THE EXERCISE: Extract the full listing verbatim and drop any pictures from your copy.

DATA SHOWN:
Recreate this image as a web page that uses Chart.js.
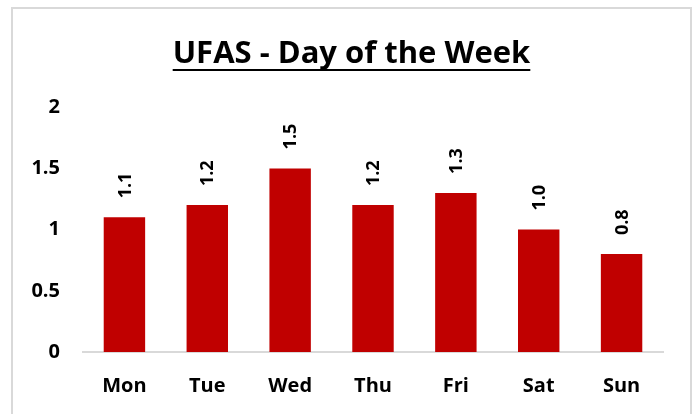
<!DOCTYPE html>
<html>
<head>
<meta charset="utf-8">
<script src="https://cdn.jsdelivr.net/npm/chart.js@4.4.1/dist/chart.umd.min.js"></script>
<style>
    body { margin: 0; background: #fff; }
    #marco { position: absolute; left: 11px; top: 7px; width: 681px; height: 430px; border: 2px solid #d9d9d9; box-sizing: border-box; }
    #caixa { position: absolute; left: 0; top: 0; width: 696px; height: 414px; }
</style>
</head>
<body>
<div id="marco"></div>
<div id="caixa"><canvas id="graficoDias" width="696" height="414"></canvas></div>
<script>
    // dados do grafico
    const dias = ['Mon', 'Tue', 'Wed', 'Thu', 'Fri', 'Sat', 'Sun'];
    const valores = [1.1, 1.2, 1.5, 1.2, 1.3, 1.0, 0.8];
    const marcasY = [0, 0.5, 1, 1.5, 2];

    const fonte = "'Open Sans', Lato, sans-serif";

    // rotulos verticais em cima das barras
    const rotulosBarras = {
        id: 'rotulosBarras',
        afterDatasetsDraw(chart) {
            const ctx = chart.ctx;
            const meta = chart.getDatasetMeta(0);
            ctx.save();
            ctx.fillStyle = '#000';
            ctx.font = 'bold 18px ' + fonte;
            ctx.textAlign = 'left';
            ctx.textBaseline = 'middle';
            meta.data.forEach(function(barra, i) {
                ctx.save();
                ctx.translate(barra.x + 1, barra.y - 19);
                ctx.rotate(-Math.PI / 2);
                ctx.fillText(valores[i].toFixed(1), 0, 0);
                ctx.restore();
            });
            ctx.restore();
        }
    };

    // titulo centrado na moldura + sublinhado
    const sublinhado = {
        id: 'sublinhado',
        afterLayout(chart) {
            const t = chart.titleBlock;
            if (!t) return;
            t.left += 10;
            t.right += 10;
        },
        afterDraw(chart) {
            const t = chart.titleBlock;
            if (!t) return;
            const ctx = chart.ctx;
            ctx.save();
            ctx.font = 'bold 31px ' + fonte;
            const w = ctx.measureText(chart.options.plugins.title.text).width;
            const cx = (t.left + t.right) / 2;
            const cy = 70;
            ctx.strokeStyle = '#000';
            ctx.lineWidth = 2;
            ctx.beginPath();
            ctx.moveTo(cx - w / 2, cy);
            ctx.lineTo(cx + w / 2, cy);
            ctx.stroke();
            ctx.restore();
        }
    };

    const ctx = document.getElementById('graficoDias').getContext('2d');

    new Chart(ctx, {
        type: 'bar',
        data: {
            labels: dias,
            datasets: [{
                label: 'UFAS',
                data: valores,
                backgroundColor: '#C00000',
                barPercentage: 0.5,
                categoryPercentage: 1.0
            }]
        },
        options: {
            responsive: false,
            animation: false,
            layout: {
                padding: { left: 20, right: 33, top: 0, bottom: 0 }
            },
            plugins: {
                legend: { display: false },
                tooltip: { enabled: false },
                title: {
                    display: true,
                    text: 'UFAS - Day of the Week',
                    color: '#000',
                    font: { family: fonte, size: 31, weight: 'bold', lineHeight: 1.2 },
                    padding: { top: 36, bottom: 34 }
                }
            },
            scales: {
                x: {
                    grid: { display: false, drawTicks: false },
                    border: { display: true, color: '#d9d9d9', width: 2 },
                    ticks: {
                        color: '#000',
                        padding: 22,
                        font: { family: fonte, size: 20, weight: 'bold' }
                    },
                    afterFit: function(escala) { escala.height = 62; }
                },
                y: {
                    min: 0,
                    max: 2,
                    grid: { display: false, drawTicks: false },
                    border: { display: false },
                    afterBuildTicks: function(escala) {
                        escala.ticks = marcasY.map(function(v) { return { value: v }; });
                    },
                    ticks: {
                        color: '#000',
                        padding: 23,
                        font: { family: fonte, size: 20, weight: 'bold' },
                        callback: function(v) { return String(v); }
                    },
                    afterFit: function(escala) { escala.width = 63; }
                }
            }
        },
        plugins: [rotulosBarras, sublinhado]
    });
</script>
</body>
</html>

ANSWER TO THE PROBLEM:
Recreate this image as a web page that uses Chart.js.
<!DOCTYPE html>
<html>
<head>
<meta charset="utf-8">
<script src="https://cdn.jsdelivr.net/npm/chart.js@4.4.1/dist/chart.umd.min.js"></script>
<style>
    body { margin: 0; background: #fff; }
    #marco { position: absolute; left: 11px; top: 7px; width: 681px; height: 430px; border: 2px solid #d9d9d9; box-sizing: border-box; }
    #caixa { position: absolute; left: 0; top: 0; width: 696px; height: 414px; }
</style>
</head>
<body>
<div id="marco"></div>
<div id="caixa"><canvas id="graficoDias" width="696" height="414"></canvas></div>
<script>
    // dados do grafico
    const dias = ['Mon', 'Tue', 'Wed', 'Thu', 'Fri', 'Sat', 'Sun'];
    const valores = [1.1, 1.2, 1.5, 1.2, 1.3, 1.0, 0.8];
    const marcasY = [0, 0.5, 1, 1.5, 2];

    const fonte = "'Open Sans', Lato, sans-serif";

    // rotulos verticais em cima das barras
    const rotulosBarras = {
        id: 'rotulosBarras',
        afterDatasetsDraw(chart) {
            const ctx = chart.ctx;
            const meta = chart.getDatasetMeta(0);
            ctx.save();
            ctx.fillStyle = '#000';
            ctx.font = 'bold 18px ' + fonte;
            ctx.textAlign = 'left';
            ctx.textBaseline = 'middle';
            meta.data.forEach(function(barra, i) {
                ctx.save();
                ctx.translate(barra.x + 1, barra.y - 19);
                ctx.rotate(-Math.PI / 2);
                ctx.fillText(valores[i].toFixed(1), 0, 0);
                ctx.restore();
            });
            ctx.restore();
        }
    };

    // titulo centrado na moldura + sublinhado
    const sublinhado = {
        id: 'sublinhado',
        afterLayout(chart) {
            const t = chart.titleBlock;
            if (!t) return;
            t.left += 10;
            t.right += 10;
        },
        afterDraw(chart) {
            const t = chart.titleBlock;
            if (!t) return;
            const ctx = chart.ctx;
            ctx.save();
            ctx.font = 'bold 31px ' + fonte;
            const w = ctx.measureText(chart.options.plugins.title.text).width;
            const cx = (t.left + t.right) / 2;
            const cy = 70;
            ctx.strokeStyle = '#000';
            ctx.lineWidth = 2;
            ctx.beginPath();
            ctx.moveTo(cx - w / 2, cy);
            ctx.lineTo(cx + w / 2, cy);
            ctx.stroke();
            ctx.restore();
        }
    };

    const ctx = document.getElementById('graficoDias').getContext('2d');

    new Chart(ctx, {
        type: 'bar',
        data: {
            labels: dias,
            datasets: [{
                label: 'UFAS',
                data: valores,
                backgroundColor: '#C00000',
                barPercentage: 0.5,
                categoryPercentage: 1.0
            }]
        },
        options: {
            responsive: false,
            animation: false,
            layout: {
                padding: { left: 20, right: 33, top: 0, bottom: 0 }
            },
            plugins: {
                legend: { display: false },
                tooltip: { enabled: false },
                title: {
                    display: true,
                    text: 'UFAS - Day of the Week',
                    color: '#000',
                    font: { family: fonte, size: 31, weight: 'bold', lineHeight: 1.2 },
                    padding: { top: 36, bottom: 34 }
                }
            },
            scales: {
                x: {
                    grid: { display: false, drawTicks: false },
                    border: { display: true, color: '#d9d9d9', width: 2 },
                    ticks: {
                        color: '#000',
                        padding: 22,
                        font: { family: fonte, size: 20, weight: 'bold' }
                    },
                    afterFit: function(escala) { escala.height = 62; }
                },
                y: {
                    min: 0,
                    max: 2,
                    grid: { display: false, drawTicks: false },
                    border: { display: false },
                    afterBuildTicks: function(escala) {
                        escala.ticks = marcasY.map(function(v) { return { value: v }; });
                    },
                    ticks: {
                        color: '#000',
                        padding: 23,
                        font: { family: fonte, size: 20, weight: 'bold' },
                        callback: function(v) { return String(v); }
                    },
                    afterFit: function(escala) { escala.width = 63; }
                }
            }
        },
        plugins: [rotulosBarras, sublinhado]
    });
</script>
</body>
</html>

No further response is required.